En tales circunstancias, el régimen político en que nos movemos carece de incentivos de función y responsabilidad, incluso para la mayoría oficialista. Esta no tiene mecanismos para ser escuchada o ser parte de las decisiones si en Palacio no lo desean. A su vez, las minorías opositoras no tienen cabida en el proceso gubernamental, pues tampoco existen mecanismos que generen procesos políticos institucionalizados de cooperación y control, creativos y útiles para el proceso gubernamental, fuera de la arena política parlamentaria. No hay un solo mecanismo, institución o idea en la Constitución que permita pensar en actividad cooperativa respecto del Gobierno y el ejercicio del poder, excepto la buena voluntad o las relaciones de intereses.

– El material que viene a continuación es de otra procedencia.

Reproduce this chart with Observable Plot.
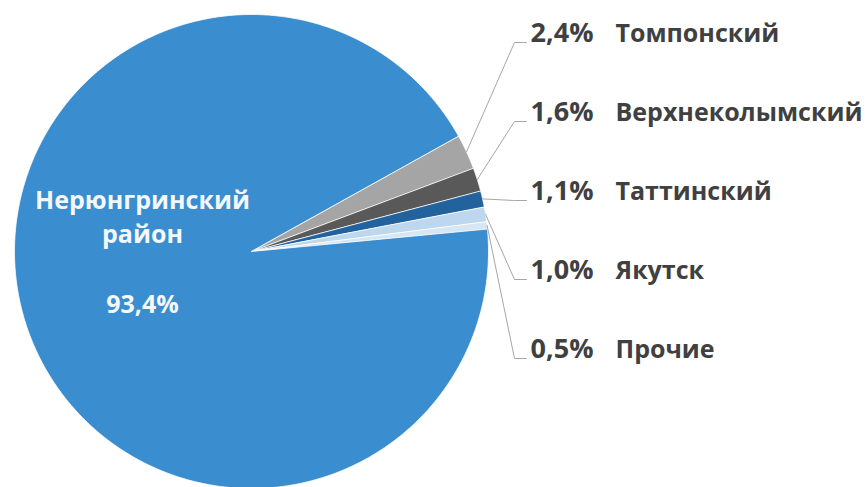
<!DOCTYPE html>
<html><head><meta charset="utf-8">
<script src="https://cdn.jsdelivr.net/npm/d3@7"></script>
<script src="https://cdn.jsdelivr.net/npm/@observablehq/plot@0.6"></script>
<style>body{margin:0;background:#fff;overflow:hidden}</style>
</head><body><div id="chart"></div>
<script>
// ---- data ----
const categories = ["Томпонский", "Верхнеколымский", "Таттинский", "Якутск", "Прочие", "Нерюнгринский район"];
const shares = [2.4, 1.6, 1.1, 1.0, 0.5, 93.4];
const shareLabels = ["2,4%", "1,6%", "1,1%", "1,0%", "0,5%", "93,4%"];
const colors = ["#A5A5A5", "#595959", "#22639E", "#BDD7EE", "#D6E6F5", "#3A8DCE"];

// ---- layout ----
const W = 867, H = 487, CX = 251, CY = 251, R = 237;
const startDeg = 60.8;
const rowTop = 33, rowStep = 79, kneeX = 514, lineEndX = 526, pctRightX = 593, nameX = 615;
const ux = px => (px - CX) / R;
const uy = py => (CY - py) / R;

const a0 = startDeg * Math.PI / 180;
const arcs = d3.pie().sort(null).value(d => d).startAngle(a0).endAngle(a0 + 2 * Math.PI)(shares);

const slicePts = [];
arcs.forEach((a, i) => {
  const n = Math.max(2, Math.ceil((a.endAngle - a.startAngle) / 0.01));
  slicePts.push({name: categories[i], x: 0, y: 0});
  for (let k = 0; k <= n; k++) {
    const t = a.startAngle + (a.endAngle - a.startAngle) * k / n;
    slicePts.push({name: categories[i], x: Math.sin(t), y: Math.cos(t)});
  }
});

const leaders = [];
const outLabels = [];
arcs.slice(0, 5).forEach((a, i) => {
  const m = (a.startAngle + a.endAngle) / 2;
  const row = rowTop + rowStep * i;
  const ly = row + 9;
  leaders.push({name: categories[i], x: Math.sin(m), y: Math.cos(m)});
  leaders.push({name: categories[i], x: ux(kneeX), y: uy(ly)});
  leaders.push({name: categories[i], x: ux(lineEndX), y: uy(ly)});
  outLabels.push({pct: shareLabels[i], name: categories[i], y: uy(row)});
});

const inner = [{text: categories[5].split(" ").join("\n") + "\n\n" + shareLabels[5], x: ux(142), y: uy(249)}];

const chart = Plot.plot({
  width: W, height: H, margin: 0,
  style: {fontFamily: "Open Sans", background: "#fff"},
  x: {domain: [ux(0), ux(W)], axis: null},
  y: {domain: [uy(H), uy(0)], axis: null},
  color: {domain: categories, range: colors},
  marks: [
    Plot.line(slicePts, {x: "x", y: "y", z: "name", fill: "name", stroke: "#fff", strokeWidth: 0.8, curve: "linear-closed"}),
    Plot.line(leaders, {x: "x", y: "y", z: "name", stroke: "#A6A6A6", strokeWidth: 1, curve: "linear"}),
    Plot.text(outLabels, {x: ux(pctRightX), y: "y", text: "pct", textAnchor: "end", fontSize: 27, fontWeight: "bold", fill: "#404040"}),
    Plot.text(outLabels, {x: ux(nameX), y: "y", text: "name", textAnchor: "start", fontSize: 25, fontWeight: "bold", fill: "#404040"}),
    Plot.text(inner, {x: "x", y: "y", text: "text", lineHeight: 1.39, lineAnchor: "middle", fontSize: 25, fontWeight: "bold", fill: "#F3F8FC"})
  ]
});
document.getElementById("chart").appendChild(chart);
</script>
</body></html>
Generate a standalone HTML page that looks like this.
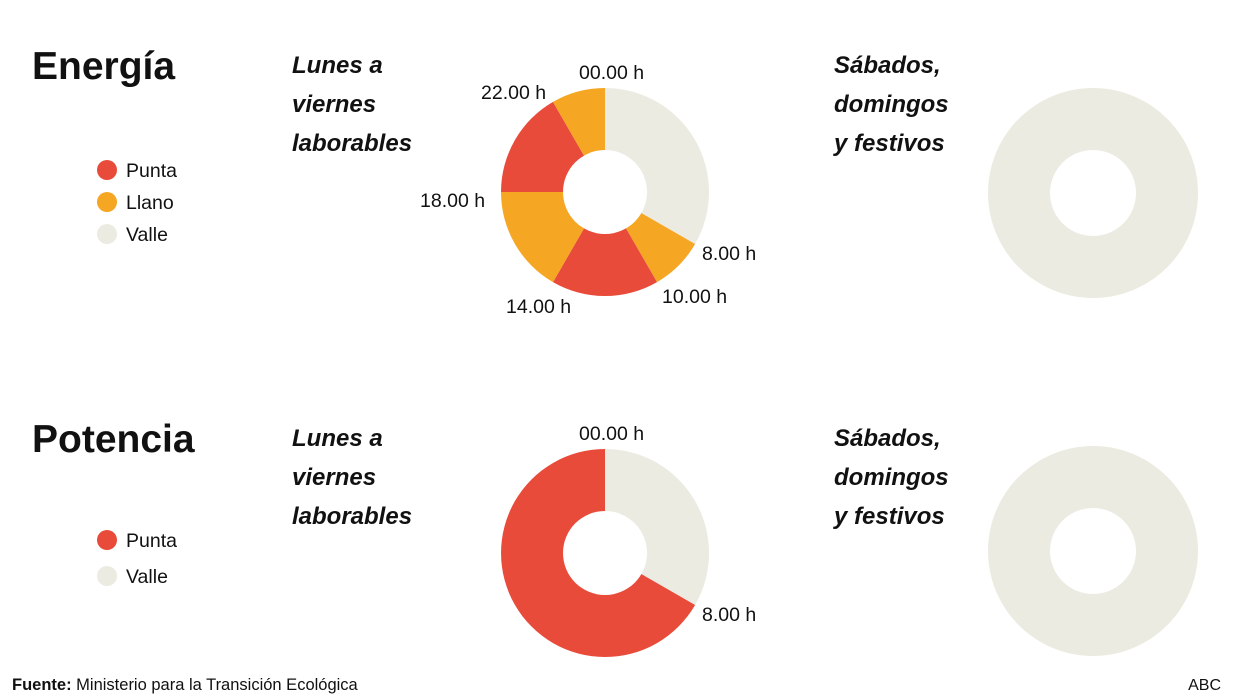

De ahí que el clientelismo generado con la administración es el combustible que disciplina a los adherentes e incita a los opositores. En dictadura era la fuerza, las prebendas y el miedo.

Las oportunidades económicas valen para todos, pues la renta oculta que el Estado entrega tanto a empresarios con sus decisiones no tiene mucha distancia de la notoriedad que da a altos funcionarios de la administración pública para seguir en la política o los negocios. De esa relación nace un bloque de ejercicio de poder y Gobierno que puede incluso autonomizarse y evitar el control público, parte sustancial del desprestigio actual de la política.

En medio del ruido comunicacional de la política, se han escuchado argumentos de que el mandato presidencial de cuatro años es muy corto. Una opinión a considerar es la inversa: que dada la circunstancia del presidencialismo extremo y de la falta de mecanismos de responsabilidad y control incluso respecto de los propios adherentes, es mejor dejar las cosas como están. Sobre todo, porque un período corto de ejercicio de poder, con las actuales competencias presidenciales, no crea prerrogativas de Gobierno propias de una monarquía autoritaria. Aunque, si se piensa bien, todavía el país podría estar mejor y más sincerado con una de ellas.